Restoring Church of the Nativity is like ‘touching heaven’, say workers
The Italian firm restoring one of Christianity’s holiest sites — the Church of the Nativity in Bethlehem — says it’s more than half-way finished with the €14 million-project, which has already uncovered a Crusades-era mosaic angel hidden under plaster.
Piacenti SpA, a family-run conservation firm from the Tuscan town of Prato, won the contract to restore the biblical place of Jesus’s birth and began work in 2013 alongside Palestinian workers.
The overhaul became necessary after Unesco listed the site as endangered, with its leaky roof, rotting wood beams and centuries of built-up candle wax that blackened the brilliant mosaics ringing the interior.
Piacenti CEO Giammarco Piacenti said Monday the work is among the most satisfying of the restorers’ careers because they are “touching heaven with their fingers.”
The high point so far has been the discovery between two windows of a mosaic angel that had been covered over with plaster following an earthquake in the 1830s. The angel — the seventh in a sequence of angels walking toward the site of the Nativity — emerged after restorers using thermographic cameras noticed a change in the plaster color.
“We started to search and then the first tiles of the mosaic appeared, soon a wave of euphoria raced through all the restorers,” Piacenti said. “This was a beautiful discovery.”
The Church of the Nativity was first built by St Helena in the 4th century over the grotto where the Virgin Mary is said to have given birth to Jesus. Rebuilt in the 6th century, it is a major pilgrimage site bringing sorely needed tourism funds to the West Bank town.
The Catholic, Greek Orthodox and Armenian churches share ownership of the church, and run it according to a 19th-century agreement that assigns responsibilities for upkeep that are jealously guarded by each denomination.
The churches have traditionally viewed each other with suspicion and have had fraught relations that prevented previous restoration efforts. But the Palestinian Authority eventually persuaded them to agree to the works after it became clear the church was falling into potentially disastrous ruin.

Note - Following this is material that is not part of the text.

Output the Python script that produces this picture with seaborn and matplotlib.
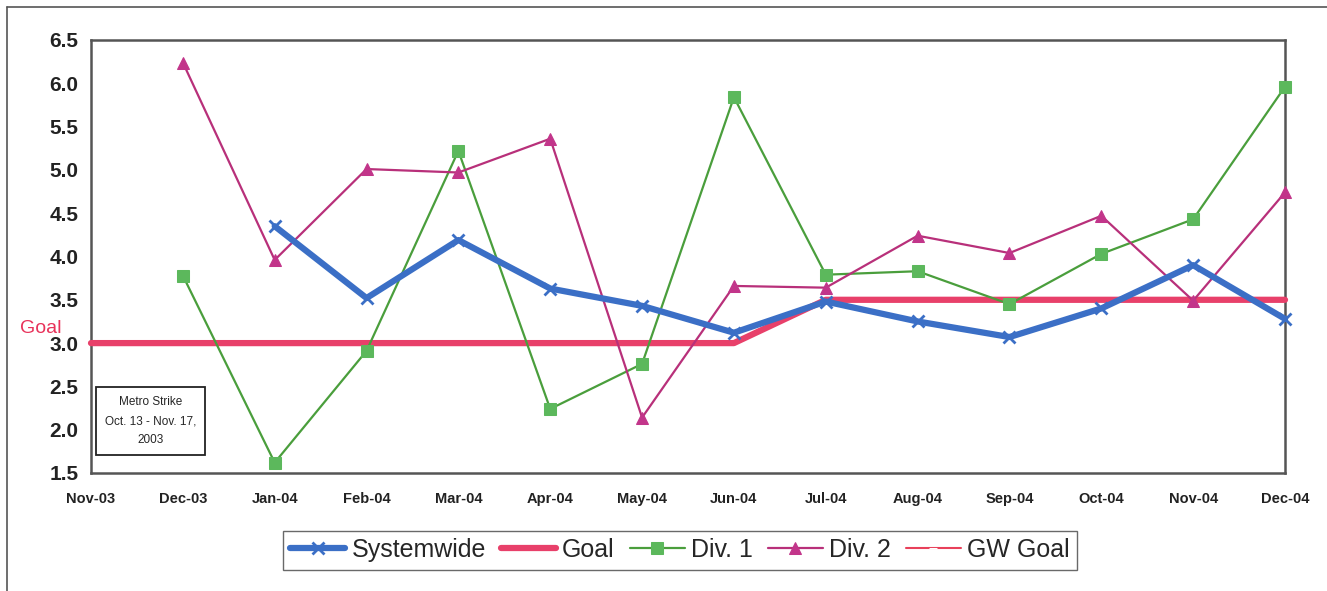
import numpy as np
import pandas as pd
import matplotlib
matplotlib.use("Agg")
import matplotlib.pyplot as plt
import seaborn as sns

months = ["Nov-03", "Dec-03", "Jan-04", "Feb-04", "Mar-04", "Apr-04", "May-04",
          "Jun-04", "Jul-04", "Aug-04", "Sep-04", "Oct-04", "Nov-04", "Dec-04"]
systemwide = [np.nan, np.nan, 4.35, 3.52, 4.19, 3.63, 3.43, 3.12, 3.48, 3.25, 3.07, 3.40, 3.90, 3.28]
goal = [3.0, 3.0, 3.0, 3.0, 3.0, 3.0, 3.0, 3.0, 3.5, 3.5, 3.5, 3.5, 3.5, 3.5]
div1 = [np.nan, 3.78, 1.62, 2.91, 5.22, 2.24, 2.76, 5.84, 3.79, 3.83, 3.45, 4.03, 4.43, 5.96]
div2 = [np.nan, 6.24, 3.96, 5.01, 4.97, 5.36, 2.14, 3.66, 3.64, 4.24, 4.04, 4.47, 3.49, 4.74]
gw_goal = [3.0, 3.0, 3.0, 3.0, 3.0, 3.0, 3.0, 3.0, 3.5, 3.5, 3.5, 3.5, 3.5, 3.5]
y_ticks = [1.5, 2.0, 2.5, 3.0, 3.5, 4.0, 4.5, 5.0, 5.5, 6.0, 6.5]

sns.set_style("white")
plt.rcParams['font.family'] = ['Liberation Sans', 'DejaVu Sans']

fig = plt.figure(figsize=(13.27, 5.91), dpi=100)
ax = fig.add_axes([91/1327, 1-473/591, (1285-91)/1327, (473-40)/591])

x = np.arange(len(months))
df = pd.DataFrame({"x": x, "Systemwide": systemwide, "Goal": goal,
                   "Div. 1": div1, "Div. 2": div2, "GW Goal": gw_goal})

c_sys = "#3b6fc6"
c_goal = "#e8406a"
c_d1 = "#4a9e3c"
c_d1m = "#5cb85c"
c_d2 = "#b8307a"
c_d2m = "#c2358a"
c_gw = "#e8405a"

sns.lineplot(data=df, x="x", y="GW Goal", ax=ax, color=c_gw, lw=1.5,
             marker="_", markersize=6, label="GW Goal", zorder=2, clip_on=False)
sns.lineplot(data=df, x="x", y="Goal", ax=ax, color=c_goal, lw=4.5,
             label="Goal", zorder=3, clip_on=False)
sns.lineplot(data=df, x="x", y="Div. 1", ax=ax, color=c_d1, lw=1.6,
             marker="s", markersize=8, markerfacecolor=c_d1m, markeredgecolor=c_d1m,
             label="Div. 1", zorder=4, clip_on=False)
sns.lineplot(data=df, x="x", y="Div. 2", ax=ax, color=c_d2, lw=1.6,
             marker="^", markersize=8, markerfacecolor=c_d2m, markeredgecolor=c_d2m,
             label="Div. 2", zorder=5, clip_on=False)
sns.lineplot(data=df, x="x", y="Systemwide", ax=ax, color=c_sys, lw=4.5,
             marker="x", markersize=9, markeredgewidth=2, markeredgecolor=c_sys,
             label="Systemwide", zorder=6, clip_on=False)

ax.set_xlim(0, len(months) - 1)
ax.set_ylim(1.5, 6.5)
ax.set_xticks(x)
ax.set_xticklabels(months, fontsize=10.5, fontweight="bold", color="#222222")
ax.set_yticks(y_ticks)
ax.set_yticklabels([f"{v:.1f}" for v in y_ticks], fontsize=15, fontweight="bold", color="#222222")
ax.tick_params(axis="x", direction="out", length=6, width=1, color="#444444", pad=8)
ax.tick_params(axis="y", direction="out", length=6, width=1, color="#444444", pad=3)
ax.set_xlabel("")
ax.set_ylabel("")
for s in ax.spines.values():
    s.set_color("#555555")
    s.set_linewidth(1.8)

# Goal label
ax.text(-0.55, 3.07, "Goal", color="#e8325a", fontsize=14, ha="center", va="bottom",
        transform=ax.transData, clip_on=False)

# Strike annotation
ax.text(0.65, 2.10, "Metro Strike\nOct. 13 - Nov. 17,\n2003", fontsize=8.5,
        ha="center", va="center", linespacing=1.75,
        bbox=dict(boxstyle="square,pad=0.75", fc="white", ec="#222222", lw=1.3),
        zorder=10)

# Legend in requested order
handles, labels = ax.get_legend_handles_labels()
order = ["Systemwide", "Goal", "Div. 1", "Div. 2", "GW Goal"]
hmap = dict(zip(labels, handles))
if ax.get_legend():
    ax.get_legend().remove()
leg = fig.legend([hmap[k] for k in order], order, loc="center",
                 bbox_to_anchor=(680/1327, 1-550/591), ncol=5, frameon=True,
                 fontsize=18, handlelength=2.2, columnspacing=0.6, handletextpad=0.25,
                 borderpad=0.3, fancybox=False)
leg.get_frame().set_edgecolor("#444444")
leg.get_frame().set_linewidth(1.0)

# outer chart border (left and top)
fig.add_artist(plt.Line2D([7/1327, 7/1327], [0, 1-7/591], color="#555555", lw=1.2))
fig.add_artist(plt.Line2D([7/1327, 1], [1-7/591, 1-7/591], color="#555555", lw=1.2))

fig.savefig("out.png", dpi=100)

The restoration, which Piacenti estimated would cost €14 million, has progressed in phases as funding has come through from countries and individual donors, particularly from the Palestinian diaspora. He estimated another €5 million was still needed.
The first phase involved replacing the roof and windows. Now workers are redoing the electricity. With about 60 per cent of the work finished, the final phases include restoring columns and pavement. Works are expected to be finished by 2020, when Bethlehem is expected to be named the Arab world’s capital of culture, he said.